### STATED EXERCISE
Without the pictures, set down every line of the data exactly.

'''

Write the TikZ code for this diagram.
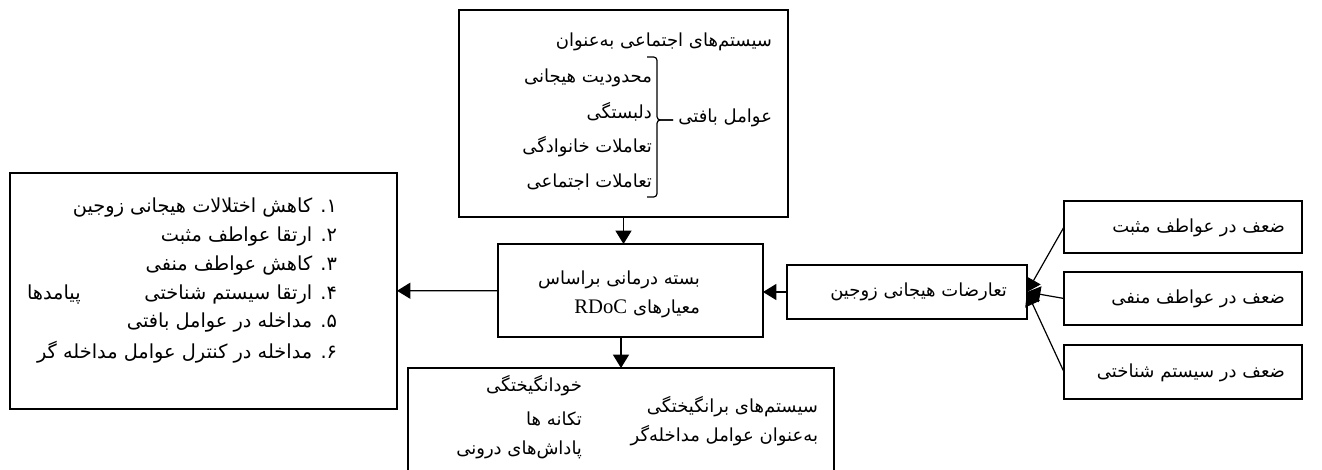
\documentclass[tikz,border=0pt]{standalone}
\usepackage{fontspec}
\usepackage{tikz,tkz-graph}
\usetikzlibrary{arrows.meta}
\newfontfamily\persianfont[Script=Arabic]{DejaVu Sans}
\newfontfamily\latinfont{Liberation Serif}
\TeXXeTstate=1
\tikzstyle{boxStyle}=[shape = rectangle, draw, line width = 0.9pt, inner sep = 0pt]
\tikzstyle{faText}=[anchor = east, inner sep = 0pt, font = \persianfont\fontsize{13.5}{16}\selectfont]
\tikzstyle{faListText}=[anchor = east, inner sep = 0pt, font = \persianfont\fontsize{14.5}{17}\selectfont]

\begin{document}
\begin{tikzpicture}[x = 0.75pt, y = -0.75pt]
\tikzstyle{VertexStyle} = []
\tikzstyle{EdgeStyle} = []
\tikzstyle{LabelStyle} = []
\tikzstyle{arrowStyle} = [line width = 0.9pt, -{Triangle[length = 10pt, width = 12pt]}]
\tikzstyle{braceStyle} = [line width = 0.9pt, rounded corners = 2.5pt]
\useasboundingbox (0,0) rectangle (1322,470);
\clip (0,0) rectangle (1322,470);
% boxes
\Vertex[style = {boxStyle, minimum width = 246.75pt, minimum height = 155.25pt}, x = 623.5, y = 113.5, NoLabel]{social}
\Vertex[style = {boxStyle, minimum width = 290.25pt, minimum height = 177pt}, x = 203.5, y = 291, NoLabel]{outcome}
\Vertex[style = {boxStyle, minimum width = 198.75pt, minimum height = 69.75pt}, x = 630.5, y = 290.5, NoLabel]{package}
\Vertex[style = {boxStyle, minimum width = 180pt, minimum height = 40.5pt}, x = 907, y = 292, NoLabel]{conflict}
\Vertex[style = {boxStyle, minimum width = 178.5pt, minimum height = 39pt}, x = 1183, y = 227, NoLabel]{weakPos}
\Vertex[style = {boxStyle, minimum width = 178.5pt, minimum height = 39.75pt}, x = 1183, y = 298.5, NoLabel]{weakNeg}
\Vertex[style = {boxStyle, minimum width = 178.5pt, minimum height = 40.5pt}, x = 1183, y = 372, NoLabel]{weakCog}
\Vertex[style = {boxStyle, minimum width = 319.5pt, minimum height = 105pt}, x = 621, y = 438, NoLabel]{arousal}
% social systems
\Vertex[style = faText, x = 772, y = 42, L = {\beginR سیستم‌های اجتماعی به‌عنوان\endR}]{socTitle}
\Vertex[style = faText, x = 772, y = 118, L = {\beginR عوامل بافتی\endR}]{socLabel}
\Vertex[style = faText, x = 652, y = 78, L = {\beginR محدودیت هیجانی\endR}]{socA}
\Vertex[style = faText, x = 652, y = 112, L = {\beginR دلبستگی\endR}]{socB}
\Vertex[style = faText, x = 652, y = 147, L = {\beginR تعاملات خانوادگی\endR}]{socC}
\Vertex[style = faText, x = 652, y = 182, L = {\beginR تعاملات اجتماعی\endR}]{socD}
\draw[braceStyle] (647,57) -- (657,57) -- (657,120) -- (673,120);
\draw[braceStyle] (673,120) -- (657,120) -- (657,197) -- (647,197);
% outcomes
\Vertex[style = faListText, x = 337, y = 208, L = {\beginR ۱. کاهش اختلالات هیجانی زوجین\endR}]{outA}
\Vertex[style = faListText, x = 337, y = 237, L = {\beginR ۲. ارتقا عواطف مثبت\endR}]{outB}
\Vertex[style = faListText, x = 337, y = 266, L = {\beginR ۳. کاهش عواطف منفی\endR}]{outC}
\Vertex[style = faListText, x = 337, y = 295, L = {\beginR ۴. ارتقا سیستم شناختی\endR}]{outD}
\Vertex[style = faListText, x = 337, y = 323, L = {\beginR ۵. مداخله در عوامل بافتی\endR}]{outE}
\Vertex[style = faListText, x = 337, y = 352, L = {\beginR ۶. مداخله در کنترل عوامل مداخله گر\endR}]{outF}
\Vertex[style = {faListText, anchor = west}, x = 27, y = 295, L = {\beginR پیامدها\endR}]{outLabel}
% package
\Vertex[style = faText, x = 700, y = 280, L = {\beginR بسته درمانی براساس\endR}]{pkgA}
\Vertex[style = faText, x = 700, y = 309, L = {\beginR معیارهای {\latinfont\fontsize{15.5}{18}\selectfont\beginL RDoC\endL}\endR}]{pkgB}
% conflicts and weaknesses
\Vertex[style = faText, x = 1007, y = 292, L = {\beginR تعارضات هیجانی زوجین\endR}]{confText}
\Vertex[style = faText, x = 1285, y = 228, L = {\beginR ضعف در عواطف مثبت\endR}]{posText}
\Vertex[style = faText, x = 1285, y = 299, L = {\beginR ضعف در عواطف منفی\endR}]{negText}
\Vertex[style = faText, x = 1285, y = 373, L = {\beginR ضعف در سیستم شناختی\endR}]{cogText}
% arousal
\Vertex[style = faText, x = 582, y = 386, L = {\beginR خودانگیختگی\endR}]{arA}
\Vertex[style = faText, x = 582, y = 419, L = {\beginR تکانه ها\endR}]{arB}
\Vertex[style = faText, x = 582, y = 450, L = {\beginR پاداش‌های درونی\endR}]{arC}
\Vertex[style = faText, x = 818, y = 407, L = {\beginR سیستم‌های برانگیختگی\endR}]{arD}
\Vertex[style = faText, x = 818, y = 436, L = {\beginR به‌عنوان عوامل مداخله‌گر\endR}]{arE}
% arrows
\draw[arrowStyle] (social.south) -- (social.south |- package.north);
\draw[arrowStyle] (arousal.north |- package.south) -- (arousal.north);
\Edge[style = arrowStyle](package)(outcome)
\draw[arrowStyle] (conflict.west) -- (conflict.west -| package.east);
\draw[arrowStyle] (weakPos.west) -- (conflict.east);
\draw[arrowStyle] (weakNeg.west) -- (conflict.east);
\draw[arrowStyle] (weakCog.west) -- (conflict.east);
\end{tikzpicture}
\end{document}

'''

### COMPLETED EXERCISE
Write the TikZ code for this diagram.
\documentclass[tikz,border=0pt]{standalone}
\usepackage{fontspec}
\usepackage{tikz,tkz-graph}
\usetikzlibrary{arrows.meta}
\newfontfamily\persianfont[Script=Arabic]{DejaVu Sans}
\newfontfamily\latinfont{Liberation Serif}
\TeXXeTstate=1
\tikzstyle{boxStyle}=[shape = rectangle, draw, line width = 0.9pt, inner sep = 0pt]
\tikzstyle{faText}=[anchor = east, inner sep = 0pt, font = \persianfont\fontsize{13.5}{16}\selectfont]
\tikzstyle{faListText}=[anchor = east, inner sep = 0pt, font = \persianfont\fontsize{14.5}{17}\selectfont]

\begin{document}
\begin{tikzpicture}[x = 0.75pt, y = -0.75pt]
\tikzstyle{VertexStyle} = []
\tikzstyle{EdgeStyle} = []
\tikzstyle{LabelStyle} = []
\tikzstyle{arrowStyle} = [line width = 0.9pt, -{Triangle[length = 10pt, width = 12pt]}]
\tikzstyle{braceStyle} = [line width = 0.9pt, rounded corners = 2.5pt]
\useasboundingbox (0,0) rectangle (1322,470);
\clip (0,0) rectangle (1322,470);
% boxes
\Vertex[style = {boxStyle, minimum width = 246.75pt, minimum height = 155.25pt}, x = 623.5, y = 113.5, NoLabel]{social}
\Vertex[style = {boxStyle, minimum width = 290.25pt, minimum height = 177pt}, x = 203.5, y = 291, NoLabel]{outcome}
\Vertex[style = {boxStyle, minimum width = 198.75pt, minimum height = 69.75pt}, x = 630.5, y = 290.5, NoLabel]{package}
\Vertex[style = {boxStyle, minimum width = 180pt, minimum height = 40.5pt}, x = 907, y = 292, NoLabel]{conflict}
\Vertex[style = {boxStyle, minimum width = 178.5pt, minimum height = 39pt}, x = 1183, y = 227, NoLabel]{weakPos}
\Vertex[style = {boxStyle, minimum width = 178.5pt, minimum height = 39.75pt}, x = 1183, y = 298.5, NoLabel]{weakNeg}
\Vertex[style = {boxStyle, minimum width = 178.5pt, minimum height = 40.5pt}, x = 1183, y = 372, NoLabel]{weakCog}
\Vertex[style = {boxStyle, minimum width = 319.5pt, minimum height = 105pt}, x = 621, y = 438, NoLabel]{arousal}
% social systems
\Vertex[style = faText, x = 772, y = 42, L = {\beginR سیستم‌های اجتماعی به‌عنوان\endR}]{socTitle}
\Vertex[style = faText, x = 772, y = 118, L = {\beginR عوامل بافتی\endR}]{socLabel}
\Vertex[style = faText, x = 652, y = 78, L = {\beginR محدودیت هیجانی\endR}]{socA}
\Vertex[style = faText, x = 652, y = 112, L = {\beginR دلبستگی\endR}]{socB}
\Vertex[style = faText, x = 652, y = 147, L = {\beginR تعاملات خانوادگی\endR}]{socC}
\Vertex[style = faText, x = 652, y = 182, L = {\beginR تعاملات اجتماعی\endR}]{socD}
\draw[braceStyle] (647,57) -- (657,57) -- (657,120) -- (673,120);
\draw[braceStyle] (673,120) -- (657,120) -- (657,197) -- (647,197);
% outcomes
\Vertex[style = faListText, x = 337, y = 208, L = {\beginR ۱. کاهش اختلالات هیجانی زوجین\endR}]{outA}
\Vertex[style = faListText, x = 337, y = 237, L = {\beginR ۲. ارتقا عواطف مثبت\endR}]{outB}
\Vertex[style = faListText, x = 337, y = 266, L = {\beginR ۳. کاهش عواطف منفی\endR}]{outC}
\Vertex[style = faListText, x = 337, y = 295, L = {\beginR ۴. ارتقا سیستم شناختی\endR}]{outD}
\Vertex[style = faListText, x = 337, y = 323, L = {\beginR ۵. مداخله در عوامل بافتی\endR}]{outE}
\Vertex[style = faListText, x = 337, y = 352, L = {\beginR ۶. مداخله در کنترل عوامل مداخله گر\endR}]{outF}
\Vertex[style = {faListText, anchor = west}, x = 27, y = 295, L = {\beginR پیامدها\endR}]{outLabel}
% package
\Vertex[style = faText, x = 700, y = 280, L = {\beginR بسته درمانی براساس\endR}]{pkgA}
\Vertex[style = faText, x = 700, y = 309, L = {\beginR معیارهای {\latinfont\fontsize{15.5}{18}\selectfont\beginL RDoC\endL}\endR}]{pkgB}
% conflicts and weaknesses
\Vertex[style = faText, x = 1007, y = 292, L = {\beginR تعارضات هیجانی زوجین\endR}]{confText}
\Vertex[style = faText, x = 1285, y = 228, L = {\beginR ضعف در عواطف مثبت\endR}]{posText}
\Vertex[style = faText, x = 1285, y = 299, L = {\beginR ضعف در عواطف منفی\endR}]{negText}
\Vertex[style = faText, x = 1285, y = 373, L = {\beginR ضعف در سیستم شناختی\endR}]{cogText}
% arousal
\Vertex[style = faText, x = 582, y = 386, L = {\beginR خودانگیختگی\endR}]{arA}
\Vertex[style = faText, x = 582, y = 419, L = {\beginR تکانه ها\endR}]{arB}
\Vertex[style = faText, x = 582, y = 450, L = {\beginR پاداش‌های درونی\endR}]{arC}
\Vertex[style = faText, x = 818, y = 407, L = {\beginR سیستم‌های برانگیختگی\endR}]{arD}
\Vertex[style = faText, x = 818, y = 436, L = {\beginR به‌عنوان عوامل مداخله‌گر\endR}]{arE}
% arrows
\draw[arrowStyle] (social.south) -- (social.south |- package.north);
\draw[arrowStyle] (arousal.north |- package.south) -- (arousal.north);
\Edge[style = arrowStyle](package)(outcome)
\draw[arrowStyle] (conflict.west) -- (conflict.west -| package.east);
\draw[arrowStyle] (weakPos.west) -- (conflict.east);
\draw[arrowStyle] (weakNeg.west) -- (conflict.east);
\draw[arrowStyle] (weakCog.west) -- (conflict.east);
\end{tikzpicture}
\end{document}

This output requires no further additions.